Fijémonos que Jesús se despierta temprano después de una jornada larguísima el día anterior, en la ha estado predicando y recibiendo a la gente hasta muy tarde: «Al atardecer, cuando el sol se ponía, le llevaron a todos los enfermos y poseídos del demonio, y todo el pueblo se apiñó junto a la puerta. Curó a muchos enfermos de diversos males y expulsó a muchos demonios». Es decir, días largos y noches muy cortas. El Señor trabajaba mucho y descansaba muy poco. Podemos imaginar a Cristo extenuado al final del día y, sin embargo, recibiendo con paciencia a los enfermos y endemoniados. Podemos imaginarlo abrir los ojos sintiéndose cansado, tal vez no recuperado físicamente del todo, y sin embargo, «escaparse» de la compañía de los hombres para cuidar el trato con Dios. Mucha gente que le buscaba, y Él buscando temprano el silencio de la oración.
¡Todo esto nos habla del compromiso y las prioridades de Jesús! Nos revela dónde tenía Él puesto el corazón. Dios y los hombres. Oración y apostolado. Contemplación y acción. Recurso a su Padre y celo por la salvación de las almas. Nosotros hemos de imitar y participar en estas actitudes del Corazón de Cristo. En primer lugar, nuestra prioridad debería ser la relación con nuestro Padre celestial y con su Hijo y Señor nuestro Jesucristo. Nihil amore Christi praeponere, escribió en su Regla san Benito. No anteponer NADA al amor de Cristo. Lo primero para un cristiano debería ser Dios y el trato con Él: no una oración urgida, rápida, distraída, inconstante, tibia. La oración como un horno encendido, como el encuentro con el Amor infinito que me espera para transformarme. «Estarse amando al Amado», como describía hermosamente san Juan de la Cruz. ¿Le das a Dios esa preferencia? ¿Comienzan tus días con una oración seria, no con un simple pensamiento rápido? ¿Nace tu vida y tus obras del contacto íntimo con Dios? ¿Eres un buen discípulo de Cristo?

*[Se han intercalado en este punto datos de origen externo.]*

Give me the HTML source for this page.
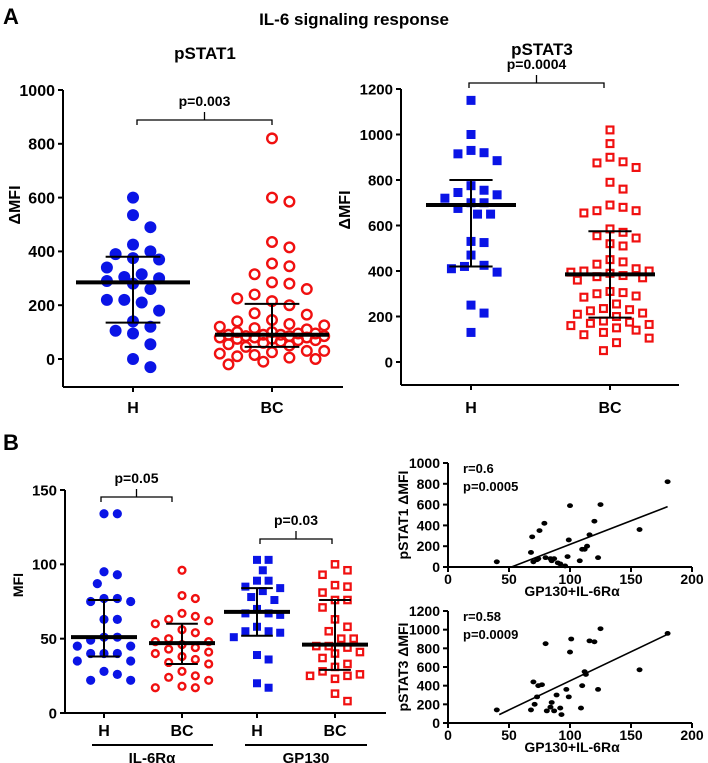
<!DOCTYPE html>
<html><head><meta charset="utf-8">
<style>
html,body{margin:0;padding:0;background:#fff;}
svg{display:block;font-family:"Liberation Sans",Arial,sans-serif;font-weight:bold;}
</style></head>
<body>
<svg id="fig" width="708" height="763" viewBox="0 0 708 763" xmlns="http://www.w3.org/2000/svg">
<text x="3" y="24" font-size="22">A</text>
<text x="354" y="25" font-size="17" text-anchor="middle">IL-6 signaling response</text>
<text x="205" y="59" font-size="17" text-anchor="middle">pSTAT1</text>
<text x="542" y="55" font-size="17" text-anchor="middle">pSTAT3</text>
<text x="3" y="450" font-size="22">B</text>
<g id="root"></g>
</svg>
<script>
// ---- data ----
const pstat1Categories = ["H","BC"];
const pstat1H = [600,535,490,425,390,375,400,340,370,305,290,315,280,300,260,220,210,180,220,140,120,105,95,55,0,-30];
const pstat1BC = [820,585,600,435,415,345,355,315,285,260,280,215,225,240,200,170,165,145,140,130,125,120,115,110,100,100,95,95,90,90,90,85,85,85,80,80,80,75,75,70,70,65,60,55,50,45,30,30,25,20,15,10,5,0,-10,-20];
const pstat1Stats = [[285,380,135],[90,205,45]];
const pstat1Ticks = [0,200,400,600,800,1000];

const pstat3Categories = ["H","BC"];
const pstat3H = [1150,1000,930,915,885,920,775,745,720,735,755,700,700,675,650,650,525,530,470,420,395,410,425,250,215,130];
const pstat3BC = [1020,960,880,855,875,900,790,760,690,665,655,665,680,570,545,585,510,520,555,450,440,430,410,400,400,395,390,380,375,370,360,310,300,290,285,305,255,235,225,210,200,215,230,180,175,170,165,160,150,140,130,120,105,85,50];
const pstat3Stats = [[690,800,420],[385,575,195]];
const pstat3Ticks = [0,200,400,600,800,1000,1200];

const mfiCategories = ["H","BC","H","BC"];
const il6rH = [134,134,95,93,87,77,77,75,75,63,63,51,49,51,45,45,40,40,40,35,35,28,26,22,22];
const il6rBC = [96,79,77,67,63,65,62,60,56,54,50,48,48,46,44,43,41,40,38,36,34,33,28,25,24,22,18,17,17];
const gp130H = [103,103,96,89,89,84,85,82,78,76,70,67,66,67,58,55,55,54,51,39,36,17,20];
const gp130BC = [100,96,93,85,86,81,76,76,71,63,58,55,50,50,45,45,44,41,40,37,33,31,28,25,26,25,23,13,8];
const mfiStats = [[51,76,38],[47,60,33],[68,84,52],[46,76,29]];
const mfiTicks = [0,50,100,150];

const corr1X = [40,68,69,70,73,74,75,79,80,84,85,87,90,92,96,98,99,100,108,110,112,114,116,120,123,125,157,180];
const corr1Y = [50,140,290,50,70,80,350,420,90,80,60,80,40,30,10,100,260,590,60,170,170,200,310,440,90,600,360,820];
const corr1Line = [[52,0],[180,580]];
const corr1YTicks = [0,200,400,600,800,1000];
const corr2X = [40,68,70,71,73,74,77,80,81,84,85,87,89,92,93,97,99,100,101,109,110,112,113,116,120,123,125,157,180];
const corr2Y = [140,140,440,200,280,400,410,850,130,170,220,130,300,160,90,360,280,760,900,160,400,550,520,880,870,360,1010,570,960];
const corr2Line = [[42,90],[180,950]];
const corr2YTicks = [0,200,400,600,800,1000,1200];
const corrXTicks = [0,50,100,150,200];

// ---- helpers ----
const NS="http://www.w3.org/2000/svg";
const root=document.getElementById('root');
function mk(tag,attrs,parent){const e=document.createElementNS(NS,tag);for(const k in attrs)e.setAttribute(k,attrs[k]);(parent||root).appendChild(e);return e;}
function lin(d0,d1,r0,r1){return v=>r0+(v-d0)*(r1-r0)/(d1-d0);}
function swarm(vals,y,sp,W){
  const placed=[];const out=[];
  const idx=vals.map((v,i)=>i).sort((a,b)=>vals[b]-vals[a]);
  const step=sp*0.5;
  idx.forEach(i=>{const py=y(vals[i]);let best=0,bestD=-1,found=false;
    const n=Math.floor(W/step);
    for(let k=0;k<=2*n;k++){const off=(k%2?1:-1)*Math.ceil(k/2)*step;
      let md=Infinity;placed.forEach(p=>{md=Math.min(md,Math.hypot(p[0]-off,p[1]-py));});
      if(md>=sp){best=off;found=true;break;}
      if(md>bestD){bestD=md;best=off;}}
    placed.push([best,py]);out[i]=best;});
  return out;
}
function axisY(x0,yTop,yBot,y,ticks,fs,name){
  const g=mk('g',{});
  
  
  mk('line',{x1:x0,x2:x0,y1:yTop,y2:yBot,stroke:'#000','stroke-width':2},g);
  ticks.forEach(t=>{const yy=y(t);
    mk('line',{x1:x0-5,x2:x0,y1:yy,y2:yy,stroke:'#000','stroke-width':2},g);
    const tx=mk('text',{x:x0-8,y:yy+fs*0.36,'font-size':fs,'text-anchor':'end'},g);tx.textContent=t;
    
    });
}
function marker(shape,cx,cy,s,color,parent){
  let e;
  if(shape==='dot')e=mk('circle',{cx,cy,r:s,fill:color},parent);
  else if(shape==='ring')e=mk('circle',{cx,cy,r:s-1.2,fill:'none',stroke:color,'stroke-width':2.4},parent);
  else if(shape==='sq')e=mk('rect',{x:cx-s,y:cy-s,width:2*s,height:2*s,fill:color},parent);
  else e=mk('rect',{x:cx-s+1.1,y:cy-s+1.1,width:2*s-2.2,height:2*s-2.2,fill:'none',stroke:color,'stroke-width':2.2},parent);
  
  
}
function group(vals,cx,y,shape,s,color,stats,hw,name,W){
  const g=mk('g',{});
  
  
  const offs=swarm(vals,y,s*2*1.45,W);
  vals.forEach((v,i)=>marker(shape,cx+offs[i],y(v),s,color,g));
  const [m,hi,lo]=stats;
  mk('line',{x1:cx-hw,x2:cx+hw,y1:y(m),y2:y(m),stroke:'#000','stroke-width':4},g);
  mk('line',{x1:cx,x2:cx,y1:y(hi),y2:y(lo),stroke:'#000','stroke-width':2},g);
  mk('line',{x1:cx-hw*0.48,x2:cx+hw*0.48,y1:y(hi),y2:y(hi),stroke:'#000','stroke-width':2},g);
  mk('line',{x1:cx-hw*0.48,x2:cx+hw*0.48,y1:y(lo),y2:y(lo),stroke:'#000','stroke-width':2},g);
}
function bracket(x1,x2,yb,label,fs,name){
  const g=mk('g',{});
  
  
  mk('path',{d:`M${x1} ${yb+5}V${yb}H${x2}V${yb+5}M${(x1+x2)/2} ${yb}V${yb-8}`,fill:'none',stroke:'#000','stroke-width':1.3},g);
  const t=mk('text',{x:(x1+x2)/2,y:yb-14,'font-size':fs,'text-anchor':'middle'},g);t.textContent=label;
}
function text(x,y,s,fs,name,anchor,rot){
  const t=mk('text',{x,y,'font-size':fs,'text-anchor':anchor||'middle'});
  if(rot)t.setAttribute('transform',`rotate(-90 ${x} ${y})`);
  t.textContent=s;
  
  
  return t;
}
function xCats(cats,xs,yAxis,x0,x1,labY){
  mk('line',{x1:x0,x2:x1,y1:yAxis,y2:yAxis,stroke:'#000','stroke-width':2});
  cats.forEach((c,i)=>{mk('line',{x1:xs[i],x2:xs[i],y1:yAxis,y2:yAxis+5,stroke:'#000','stroke-width':2});
    text(xs[i],labY,c,16,'x-category-label');});
}

// ---- pSTAT1 ----
{const y=lin(0,1000,359,90);
 axisY(63,90,387,y,pstat1Ticks,16,'pstat1-y-axis');
 xCats(pstat1Categories,[133,272],387,63,343,413);
 text(20,205,'ΔMFI',16,'pstat1-y-axis-title','middle',true);
 group(pstat1H,133,y,'dot',6,'#0a14e6',pstat1Stats[0],57,'pstat1-h-group',30);
 group(pstat1BC,272,y,'ring',6,'#f01010',pstat1Stats[1],57,'pstat1-bc-group',60);
 bracket(137,272,120,'p=0.003',14,'pstat1-significance');}
// ---- pSTAT3 ----
{const y=lin(0,1200,362,89);
 axisY(401,89,385,y,pstat3Ticks,15,'pstat3-y-axis');
 xCats(pstat3Categories,[471,610],385,401,679,413);
 text(350,210,'ΔMFI',16,'pstat3-y-axis-title','middle',true);
 group(pstat3H,471,y,'sq',4.5,'#0a14e6',pstat3Stats[0],45,'pstat3-h-group',35);
 group(pstat3BC,610,y,'osq',4.5,'#f01010',pstat3Stats[1],45,'pstat3-bc-group',45);
 bracket(469,604,83,'p=0.0004',14,'pstat3-significance');}
// ---- MFI ----
{const y=lin(0,150,713,490);
 axisY(65,490,713,y,mfiTicks,15,'mfi-y-axis');
 const xs=[104,182,257,335];
 xCats(mfiCategories,xs,713,65,386,736);
 text(23,585,'MFI',14,'mfi-y-axis-title','middle',true);
 group(il6rH,xs[0],y,'dot',4.6,'#0a14e6',mfiStats[0],33,'il6r-h-group',27);
 group(il6rBC,xs[1],y,'ring',4.6,'#f01010',mfiStats[1],33,'il6r-bc-group',30);
 group(gp130H,xs[2],y,'sq',4,'#0a14e6',mfiStats[2],33,'gp130-h-group',28);
 group(gp130BC,xs[3],y,'osq',4.3,'#f01010',mfiStats[3],33,'gp130-bc-group',30);
 bracket(101,172,497,'p=0.05',14,'il6r-significance');
 bracket(260,332,539,'p=0.03',14,'gp130-significance');
 mk('line',{x1:92,x2:213,y1:745,y2:745,stroke:'#000','stroke-width':2});
 mk('line',{x1:245,x2:367,y1:745,y2:745,stroke:'#000','stroke-width':2});
 text(152,763,'IL-6Rα',15,'il6r-group-label');
 text(306,763,'GP130',15,'gp130-group-label');}
// ---- correlations ----
function corr(xsD,ysD,line,yTicks,yMax,yTop,yBot,r,p,ylab,name){
  const x=lin(0,200,448,692), y=lin(0,yMax,yBot,yTop);
  axisY(448,yTop,yBot,y,yTicks,14,name+'-y-axis');
  mk('line',{x1:448,x2:692,y1:yBot,y2:yBot,stroke:'#000','stroke-width':2});
  corrXTicks.forEach(t=>{mk('line',{x1:x(t),x2:x(t),y1:yBot,y2:yBot+5,stroke:'#000','stroke-width':2});
    text(x(t),yBot+17,String(t),14,'x-tick-label');});
  text(572,yBot+29,'GP130+IL-6Rα',14,name+'-x-axis-title');
  text(408,(yTop+yBot)/2,ylab,14,name+'-y-axis-title','middle',true);
  text(463,yTop+10,r,13,name+'-r-value','start');
  text(463,yTop+28,p,13,name+'-p-value','start');
  const g=mk('g',{});
  
  
  xsD.forEach((v,i)=>{const e=mk('ellipse',{cx:x(v),cy:y(ysD[i]),rx:3,ry:2.4,fill:'#000'},g);
    
    });
  const l=mk('line',{x1:x(line[0][0]),y1:y(line[0][1]),x2:x(line[1][0]),y2:y(line[1][1]),stroke:'#000','stroke-width':1.6});
  
  
}
corr(corr1X,corr1Y,corr1Line,corr1YTicks,1000,463,567,'r=0.6','p=0.0005','pSTAT1 ΔMFI','corr-pstat1');
corr(corr2X,corr2Y,corr2Line,corr2YTicks,1200,611,723,'r=0.58','p=0.0009','pSTAT3 ΔMFI','corr-pstat3');
</script>
</body></html>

En segundo lugar, la salvación de las almas. Cristo se desvive por anunciar el Evangelio: «vamos también a los pueblos cercanos, no puedo quedarme quieto, el mundo entero debe conocer el amor de mi Padre y abrirse a él». Dice el Evangelio de hoy que recorrió TODA Galilea. Dice también que atendía a la gente incluso después de la caída del sol. Quis non amantem redamet. ¿Cómo no amar a un Dios así? El Señor vivía la actitud que ha expresado san Pablo en la segunda lectura: «¡ay de mí si no anuncio el Evangelio! (…) Me he convertido en esclavo de todos, para ganarlos a todos. Con los débiles me hice débil, para ganar a los débiles. Me he hecho todo a todos, a fin de ganarlos a todos. Todo lo hago por el Evangelio».
Como vemos, san Pablo sí tenía las actitudes del Corazón de Jesús. ¿Las tenemos nosotros? ¿Nos consume a nosotros también esta sed de anunciar el Evangelio? ¿Tenemos este celo de salvar almas, de desgastarnos por Cristo, de entregarnos para que otros vivan? ¿Servimos así a nuestra familia? Cuando estás cansado, ¿dónde acudes tú a descansar? Cuando, por ejemplo, acabas tu jornada de trabajo y estás exhausto, ¿pasas tiempo con tus hijos? ¿Los atiendes? ¿Atiendes a tu familia con alegría, o te escapas a un lugar para que nadie te moleste? ¿Cuánto tiempo dedicas a la evangelización de los tuyos, de tu comunidad, del mundo?
Todo esto es para meditarlo despacio, revisar nuestra vida y ajustarla según el modelo de la vida de Jesucristo. Este domingo, pidámosle al Señor que aprendamos de Él a tener claras nuestras prioridades, a darle a nuestro trato con Dios el lugar de preminencia que merece y, después, a hacernos todo a todos, para salvar sea como sea a algunos.